Task directions:
Copy the lines from the start of the records below through the line containing "from matplotlib.patches import Rectangle", both included, and leave out the pictures.

Records with drawing code
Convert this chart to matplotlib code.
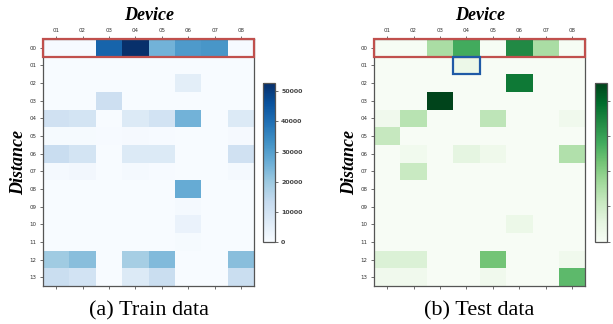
import matplotlib.pyplot as plt
import numpy as np
from matplotlib.patches import Rectangle

devices = ['01', '02', '03', '04', '05', '06', '07', '08']
distances = ['00', '01', '02', '03', '04', '05', '06', '07', '08', '09', '10', '11', '12', '13']

# train sample counts (rows = distance, cols = device)
train = np.array([
    [300, 300, 42000, 52700, 25500, 31000, 32000, 300],
    [200, 200, 200, 200, 200, 200, 200, 200],
    [0, 0, 0, 0, 0, 5500, 0, 0],
    [0, 0, 11500, 0, 0, 0, 0, 0],
    [10500, 9500, 0, 7000, 10000, 25500, 0, 7000],
    [600, 600, 300, 800, 300, 0, 0, 800],
    [12500, 9500, 0, 7000, 7000, 0, 0, 10500],
    [1000, 1600, 0, 1000, 300, 0, 0, 1000],
    [0, 0, 0, 0, 0, 27000, 0, 0],
    [0, 0, 0, 0, 0, 900, 0, 0],
    [0, 0, 0, 0, 0, 3500, 0, 0],
    [0, 0, 0, 0, 0, 500, 0, 0],
    [19500, 22500, 0, 18500, 23500, 0, 0, 22500],
    [12000, 10000, 0, 7000, 12000, 0, 0, 12000],
])

# test sample counts
test = np.array([
    [50, 50, 1550, 2800, 50, 3400, 1550, 50],
    [0, 0, 0, 350, 0, 0, 0, 0],
    [0, 0, 0, 0, 0, 3700, 0, 0],
    [0, 0, 4500, 0, 0, 0, 0, 0],
    [220, 1350, 0, 0, 1250, 0, 0, 220],
    [1150, 0, 0, 0, 0, 0, 0, 0],
    [0, 200, 0, 550, 280, 0, 0, 1450],
    [0, 1100, 0, 0, 0, 0, 0, 0],
    [0, 0, 0, 0, 0, 0, 0, 0],
    [0, 0, 0, 0, 0, 0, 0, 0],
    [0, 0, 0, 0, 0, 350, 0, 0],
    [0, 0, 0, 0, 0, 0, 0, 0],
    [750, 750, 0, 0, 2250, 0, 0, 220],
    [220, 220, 0, 0, 220, 0, 0, 2500],
])

train_ticks = [0, 10000, 20000, 30000, 40000, 50000]
test_ticks = [0, 1000, 2000, 3000, 4000]

fig = plt.figure(figsize=(6.13, 3.24), dpi=100)

panels = [
    (train, 'Blues', 52700, train_ticks, '(a) Train data', 0.0701, 0.4290, True),
    (test, 'Greens', 4500, test_ticks, '(b) Test data', 0.6101, 0.9706, False),
]

grey = '#555555'
serif = 'Liberation Serif'
for data, cmap, vmax, cticks, caption, x0, cx0, show_lbl in panels:
    ax = fig.add_axes([x0, 0.1173, 0.3448, 0.7623])
    mesh = ax.pcolormesh(data, cmap=cmap, vmin=0, vmax=vmax)
    ax.set_xlim(0, 8)
    ax.set_ylim(14, 0)
    ax.set_xticks(np.arange(8) + 0.5)
    ax.set_xticklabels(devices)
    ax.set_yticks(np.arange(14) + 0.5)
    ax.set_yticklabels(distances)
    ax.tick_params(axis='x', top=True, bottom=True, labeltop=True, labelbottom=False)
    ax.tick_params(length=2.5, width=0.6, color=grey, labelsize=4, labelcolor='#333333', pad=2)
    for s in ['left', 'right', 'bottom', 'top']:
        ax.spines[s].set_color(grey)
        ax.spines[s].set_linewidth(0.9)
    ax.add_patch(Rectangle((0, 0), 8, 1, fill=False, edgecolor='#c0504d',
                           linewidth=1.6, clip_on=False, zorder=5))
    if not show_lbl:
        ax.add_patch(Rectangle((3, 1), 1, 1, fill=False, edgecolor='#1f5aa6',
                               linewidth=1.6, clip_on=False, zorder=5))
    ax.set_title('Device', fontsize=13, family=serif, fontweight='bold',
                 style='italic', pad=14)
    ax.set_ylabel('Distance', fontsize=13, family=serif, fontweight='bold',
                  style='italic', labelpad=2)
    ax.text(0.5, -0.06, caption, transform=ax.transAxes, ha='center', va='top',
            fontsize=16, family=serif)

    cax = fig.add_axes([cx0, 0.254, 0.0196, 0.489])
    cb = fig.colorbar(mesh, cax=cax, ticks=cticks)
    cb.outline.set_edgecolor(grey)
    cb.outline.set_linewidth(0.9)
    cax.tick_params(length=2.5, width=0.6, color=grey, labelsize=4.5, labelcolor='#444444', pad=2)
    if show_lbl:
        for t in cax.get_yticklabels():
            t.set_fontweight('bold')
    else:
        # labels of the right colorbar fall outside the figure in the reference
        cax.set_yticklabels([])

fig.savefig('out.png', dpi=100)
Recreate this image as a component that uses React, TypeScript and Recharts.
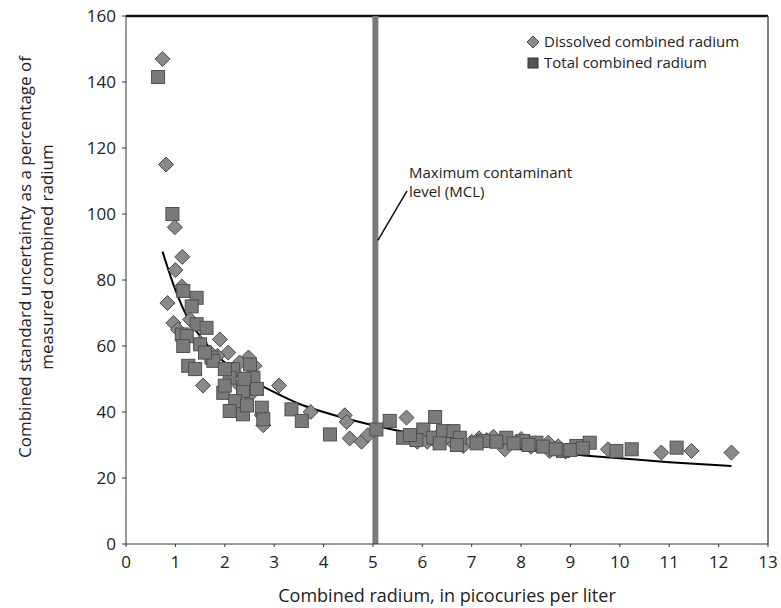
import React from 'react';
import {
  ComposedChart,
  Scatter,
  Line,
  XAxis,
  YAxis,
  ReferenceLine,
  ReferenceDot,
} from 'recharts';

// [combined radium pCi/L, uncertainty %]
const dissolvedPoints: [number, number][] = [
  [0.74, 147], [0.81, 115], [0.99, 96], [1.14, 87], [1.0, 83], [1.13, 78],
  [0.84, 73], [0.96, 67], [1.05, 65], [1.2, 62], [1.5, 61], [1.9, 62],
  [1.7, 58], [2.07, 58], [1.56, 48], [2.2, 52], [2.48, 56.5], [2.6, 54],
  [2.3, 48], [2.5, 45], [3.1, 48], [2.78, 36], [2.75, 39], [3.74, 40],
  [4.43, 39], [4.47, 37], [4.53, 32], [4.77, 31], [4.9, 33], [5.68, 38.3],
  [5.9, 31], [6.2, 32], [6.4, 34], [6.6, 31], [6.83, 29.7], [7.0, 31],
  [7.3, 31.5], [7.44, 32.5], [7.67, 28.7], [7.9, 31], [8.3, 30.5], [8.55, 30.7],
  [8.58, 28.2], [8.9, 28], [9.76, 28.7], [10.84, 27.7], [11.45, 28.2], [12.26, 27.7],
  [1.3, 68], [1.85, 57], [2.3, 55], [6.1, 31], [6.5, 32.5], [7.15, 32],
  [7.6, 31.5], [8.0, 31.8], [8.2, 29.5], [8.75, 29.6],
];

const totalPoints: [number, number][] = [
  [0.65, 141.5], [0.94, 100], [1.16, 76.7], [1.43, 74.6], [1.33, 72], [1.43, 66.6],
  [1.63, 65.5], [1.13, 63.5], [1.23, 63], [1.5, 60.5], [1.16, 60], [1.73, 56.5],
  [1.77, 55.5], [1.26, 54], [1.4, 53], [2.17, 53], [2.51, 54.4], [2.1, 50.4],
  [2.58, 50.4], [1.97, 45.8], [2.37, 46.4], [2.21, 43.3], [2.1, 40.3], [2.37, 39.3],
  [2.75, 41.3], [2.78, 37.8], [2.4, 50], [3.35, 40.8], [3.56, 37.3], [4.13, 33.2],
  [5.07, 34.7], [5.34, 37.3], [5.61, 32.2], [6.02, 34.7], [6.26, 38.5], [5.88, 31.5],
  [6.22, 32.2], [6.42, 34.2], [6.63, 34.2], [6.76, 32.2], [7.23, 31.2], [7.7, 32.2],
  [8.04, 31.2], [8.31, 30.7], [8.85, 28.2], [9.12, 29.7], [9.39, 30.7], [9.93, 28.2],
  [10.24, 28.7], [11.15, 29.2],
  [1.6, 58], [2.0, 48], [2.65, 47], [2.0, 53], [2.45, 42], [5.75, 33],
  [6.35, 30.5], [6.7, 30], [7.1, 30.5], [7.5, 31], [7.85, 30.5], [8.15, 30],
  [8.45, 29.5], [8.7, 28.7], [9.0, 28.5], [9.25, 29],
];

// trend curve
const fitPoints: [number, number][] = [
  [0.74, 88.6], [1, 77], [1.25, 68.5], [1.5, 63], [2, 55], [2.5, 50], [3, 46],
  [3.5, 42.5], [4, 40], [5, 36], [6, 33], [7, 30.5], [8, 28.7], [9, 27.2],
  [10, 26], [11, 24.8], [12.26, 23.6],
];

const xTicks = [0, 1, 2, 3, 4, 5, 6, 7, 8, 9, 10, 11, 12, 13];
const yTicks = [0, 20, 40, 60, 80, 100, 120, 140, 160];
const mclValue = 5.05;

const toRows = (pts: [number, number][]) => pts.map(([x, y]) => ({ x, y }));

const FONT = '"Open Sans", "Noto Sans", sans-serif';

const DiamondMark = (props: any) => {
  const { cx, cy } = props;
  const r = 7.5;
  return (
    <polygon
      points={`${cx},${cy - r} ${cx + r},${cy} ${cx},${cy + r} ${cx - r},${cy}`}
      fill='#8a8a8a'
      stroke='#4a4a4a'
      strokeWidth={1}
    />
  );
};

const SquareMark = (props: any) => {
  const { cx, cy } = props;
  return (
    <rect x={cx - 6.5} y={cy - 6.5} width={13} height={13} fill='#7a7a7a' stroke='#505050' strokeWidth={1} />
  );
};

const LegendBox = () => (
  <div
    style={{
      position: 'absolute',
      left: 526,
      top: 31,
      fontFamily: FONT,
      fontSize: 15,
      color: '#222',
      lineHeight: '21px',
    }}
  >
    <div style={{ display: 'flex', alignItems: 'center' }}>
      <svg width={14} height={14} style={{ marginRight: 4 }}>
        <polygon points='7,1 13,7 7,13 1,7' fill='#8a8a8a' stroke='#4a4a4a' />
      </svg>
      Dissolved combined radium
    </div>
    <div style={{ display: 'flex', alignItems: 'center' }}>
      <svg width={14} height={14} style={{ marginRight: 4 }}>
        <rect x={2} y={2} width={10} height={10} fill='#555' stroke='#333' />
      </svg>
      Total combined radium
    </div>
  </div>
);

const McLNote = (props: any) => {
  const { cx, cy } = props;
  return (
    <g>
      <text x={cx} y={cy} fontFamily={FONT} fontSize={15} fill='#222'>
        Maximum contaminant
      </text>
      <text x={cx} y={cy + 19} fontFamily={FONT} fontSize={15} fill='#222'>
        level (MCL)
      </text>
    </g>
  );
};

const YTitle = () => (
  <g>
    <text
      transform='translate(24,257) rotate(-90)'
      textAnchor='middle'
      dominantBaseline='central'
      fontFamily={FONT}
      fontSize={17}
      fill='#222'
    >
      Combined standard uncertainty as a percentage of
    </text>
    <text
      transform='translate(46,257) rotate(-90)'
      textAnchor='middle'
      dominantBaseline='central'
      fontFamily={FONT}
      fontSize={17}
      fill='#222'
    >
      measured combined radium
    </text>
  </g>
);

const App = () => {
  return (
    <div style={{ position: 'absolute', left: 0, top: 0, width: 781, height: 608, background: '#fff' }}>
      <ComposedChart
        width={781}
        height={608}
        margin={{ top: 16, right: 13, bottom: 0, left: 0 }}
      >
        <XAxis
          type='number'
          dataKey='x'
          domain={[0, 13]}
          ticks={xTicks}
          interval={0}
          height={64}
          stroke='#333'
          tickSize={3}
          tickMargin={9}
          tick={{ fontFamily: FONT, fontSize: 17, fill: '#222' }}
          label={{
            value: 'Combined radium, in picocuries per liter',
            position: 'insideBottom',
            offset: 6,
            style: { fontFamily: FONT, fontSize: 18, fill: '#222' },
          }}
        />
        <YAxis
          type='number'
          dataKey='y'
          domain={[0, 160]}
          ticks={yTicks}
          interval={0}
          width={126}
          stroke='#333'
          tickSize={4}
          tickMargin={6}
          tick={{ fontFamily: FONT, fontSize: 17, fill: '#222' }}
          label={{ content: () => <YTitle /> }}
        />
        <ReferenceLine y={160} stroke='#111' strokeWidth={2.5} />
        <ReferenceLine x={13} stroke='#555' strokeWidth={1.5} />
        <Scatter
          name='Dissolved combined radium'
          data={toRows(dissolvedPoints)}
          shape={DiamondMark}
          isAnimationActive={false}
        />
        <Scatter
          name='Total combined radium'
          data={toRows(totalPoints)}
          shape={SquareMark}
          isAnimationActive={false}
        />
        <Line
          data={toRows(fitPoints)}
          dataKey='y'
          type='monotone'
          stroke='#000'
          strokeWidth={2}
          dot={false}
          activeDot={false}
          isAnimationActive={false}
        />
        <ReferenceLine x={mclValue} stroke='#7a7a7a' strokeWidth={6} />
        <ReferenceLine
          segment={[
            { x: 5.1, y: 92 },
            { x: 5.69, y: 107 },
          ]}
          stroke='#111'
          strokeWidth={1.5}
        />
        <ReferenceDot x={5.73} y={111} r={0} shape={McLNote} />
      </ComposedChart>
      <LegendBox />
    </div>
  );
};

export default App;
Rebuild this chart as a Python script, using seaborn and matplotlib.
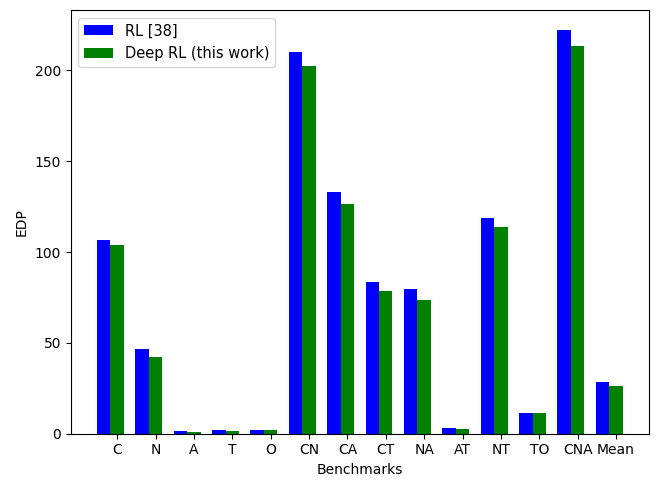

The response:
Convert this chart to matplotlib code.
import matplotlib.pyplot as plt
import numpy as np
from matplotlib.patches import Rectangle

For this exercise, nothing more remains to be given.